◆ WRITTEN INSTRUCTION
Give again exactly the lines that run from the start of the records to the line holding "58.3, 55.8, 81.9, 73.1, 58.3, 68.2, 76.5, 83.3, 56.6, 71.9]", both ends counted. Do not include the pictures.

━━ MATERIAL PROVIDED

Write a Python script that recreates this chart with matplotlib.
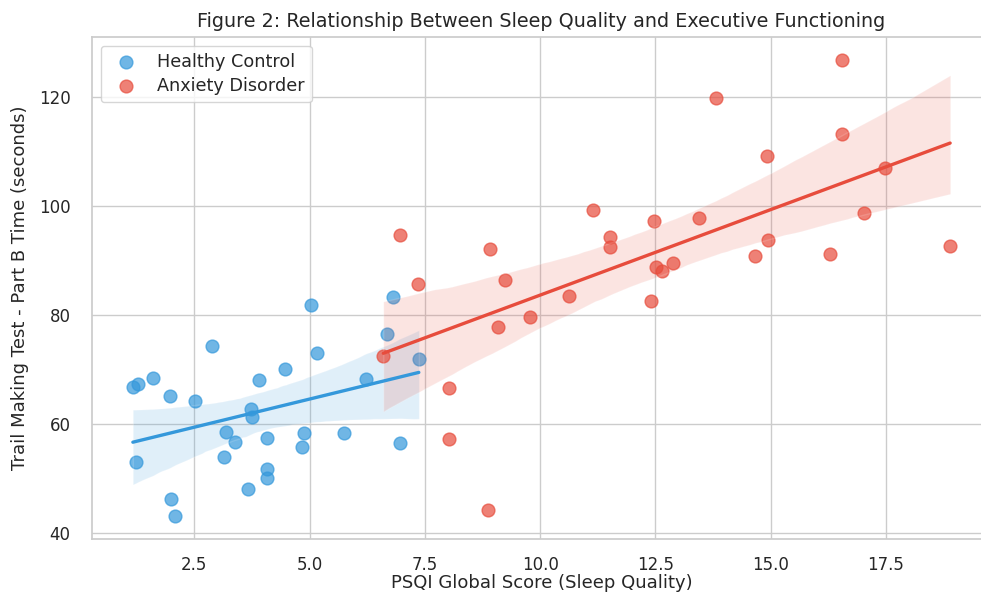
import matplotlib
matplotlib.use('Agg')
import matplotlib.pyplot as plt
import numpy as np
import seaborn as sns

# PSQI score vs TMT-B time
hc_psqi = [1.17, 1.28, 1.60, 1.97, 1.24, 2.00, 2.08, 2.52, 2.88, 3.18,
           3.38, 3.15, 3.66, 3.74, 3.76, 3.91, 4.47, 4.08, 4.08, 4.08,
           4.89, 4.84, 5.04, 5.17, 5.75, 6.22, 6.67, 6.80, 6.97, 7.37]
hc_tmtb = [66.9, 67.4, 68.5, 65.1, 53.1, 46.2, 43.1, 64.2, 74.3, 58.5,
           56.7, 54.0, 48.0, 62.8, 61.4, 68.1, 70.1, 57.5, 51.8, 50.2,
           58.3, 55.8, 81.9, 73.1, 58.3, 68.2, 76.5, 83.3, 56.6, 71.9]

ad_psqi = [6.60, 6.97, 7.35, 8.03, 8.03, 8.86, 8.91, 9.09, 9.24, 9.77,
           10.62, 11.15, 11.51, 11.51, 12.41, 12.46, 12.52, 12.64, 12.88, 13.44,
           13.82, 14.66, 14.92, 14.95, 16.28, 16.55, 16.55, 17.03, 17.48, 18.89]
ad_tmtb = [72.5, 94.8, 85.7, 66.7, 57.3, 44.2, 92.2, 77.9, 86.5, 79.7,
           83.6, 99.3, 94.3, 92.6, 82.7, 97.3, 88.8, 88.2, 89.5, 97.8,
           119.8, 90.8, 109.2, 93.9, 91.3, 126.9, 113.2, 98.7, 107.1, 92.8]

sns.set_theme(style='whitegrid')
plt.rcParams.update({'axes.titlesize': 13.8, 'axes.labelsize': 13.5,
                     'xtick.labelsize': 12, 'ytick.labelsize': 12,
                     'legend.fontsize': 12.7})

fig = plt.figure(figsize=(9.81, 5.93), dpi=100)
# the original figure is clipped on the right, so the axes run past the edge
ax = fig.add_axes([92 / 981, 54 / 593, 899 / 981, 502 / 593])

sns.regplot(x=np.array(hc_psqi), y=np.array(hc_tmtb), ax=ax, color='#3498db',
            label='Healthy Control', seed=3,
            scatter_kws={'s': 85, 'alpha': 0.7}, line_kws={'linewidth': 2.4})
sns.regplot(x=np.array(ad_psqi), y=np.array(ad_tmtb), ax=ax, color='#e74c3c',
            label='Anxiety Disorder', seed=3,
            scatter_kws={'s': 85, 'alpha': 0.7}, line_kws={'linewidth': 2.4})

ax.set_title('Figure 2: Relationship Between Sleep Quality and Executive Functioning', pad=7)
ax.set_xlabel('PSQI Global Score (Sleep Quality)', fontsize=13, labelpad=0)
ax.set_ylabel('Trail Making Test - Part B Time (seconds)', fontsize=13, labelpad=7)
ax.tick_params(axis='x', pad=6)
ax.tick_params(axis='y', pad=9.5)
ax.legend(loc='upper left', labelspacing=0.35)

fig.savefig('out.png', dpi=100)
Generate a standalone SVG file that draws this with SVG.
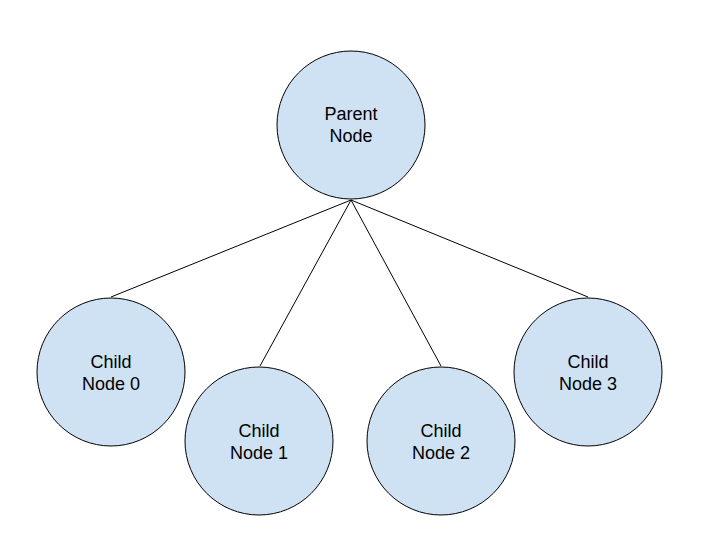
<svg xmlns="http://www.w3.org/2000/svg" width="720" height="540" viewBox="0 0 720 540">
<style>
.node{fill:#cfe2f3;stroke:#000;stroke-width:1}
.lbl{font-family:"Liberation Sans",Arial,sans-serif;font-size:18px;fill:#000;text-anchor:middle}
.edge{stroke:#000;stroke-width:1;fill:none}
</style>
<rect width="720" height="540" fill="#fff"/>
<g id="connectors">
<line class="edge" x1="351" y1="200" x2="111" y2="297"/>
<line class="edge" x1="351" y1="200" x2="260" y2="366"/>
<line class="edge" x1="351" y1="200" x2="441" y2="366"/>
<line class="edge" x1="351" y1="200" x2="588" y2="297"/>
</g>
<g id="parent">
<circle class="node" cx="351" cy="125" r="74"/>
<text class="lbl" x="351" y="120">Parent</text>
<text class="lbl" x="351" y="142">Node</text>
</g>
<g id="child0">
<circle class="node" cx="111" cy="372" r="74"/>
<text class="lbl" x="111" y="368">Child</text>
<text class="lbl" x="111" y="390">Node 0</text>
</g>
<g id="child1">
<circle class="node" cx="259" cy="441" r="74"/>
<text class="lbl" x="259" y="437">Child</text>
<text class="lbl" x="259" y="459">Node 1</text>
</g>
<g id="child2">
<circle class="node" cx="441" cy="441" r="74"/>
<text class="lbl" x="441" y="437">Child</text>
<text class="lbl" x="441" y="459">Node 2</text>
</g>
<g id="child3">
<circle class="node" cx="588" cy="372" r="74"/>
<text class="lbl" x="588" y="368">Child</text>
<text class="lbl" x="588" y="390">Node 3</text>
</g>
</svg>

━━━━

◆ ANSWER TO THIS EXERCISE
Write a Python script that recreates this chart with matplotlib.
import matplotlib
matplotlib.use('Agg')
import matplotlib.pyplot as plt
import numpy as np
import seaborn as sns

# PSQI score vs TMT-B time
hc_psqi = [1.17, 1.28, 1.60, 1.97, 1.24, 2.00, 2.08, 2.52, 2.88, 3.18,
           3.38, 3.15, 3.66, 3.74, 3.76, 3.91, 4.47, 4.08, 4.08, 4.08,
           4.89, 4.84, 5.04, 5.17, 5.75, 6.22, 6.67, 6.80, 6.97, 7.37]
hc_tmtb = [66.9, 67.4, 68.5, 65.1, 53.1, 46.2, 43.1, 64.2, 74.3, 58.5,
           56.7, 54.0, 48.0, 62.8, 61.4, 68.1, 70.1, 57.5, 51.8, 50.2,
           58.3, 55.8, 81.9, 73.1, 58.3, 68.2, 76.5, 83.3, 56.6, 71.9]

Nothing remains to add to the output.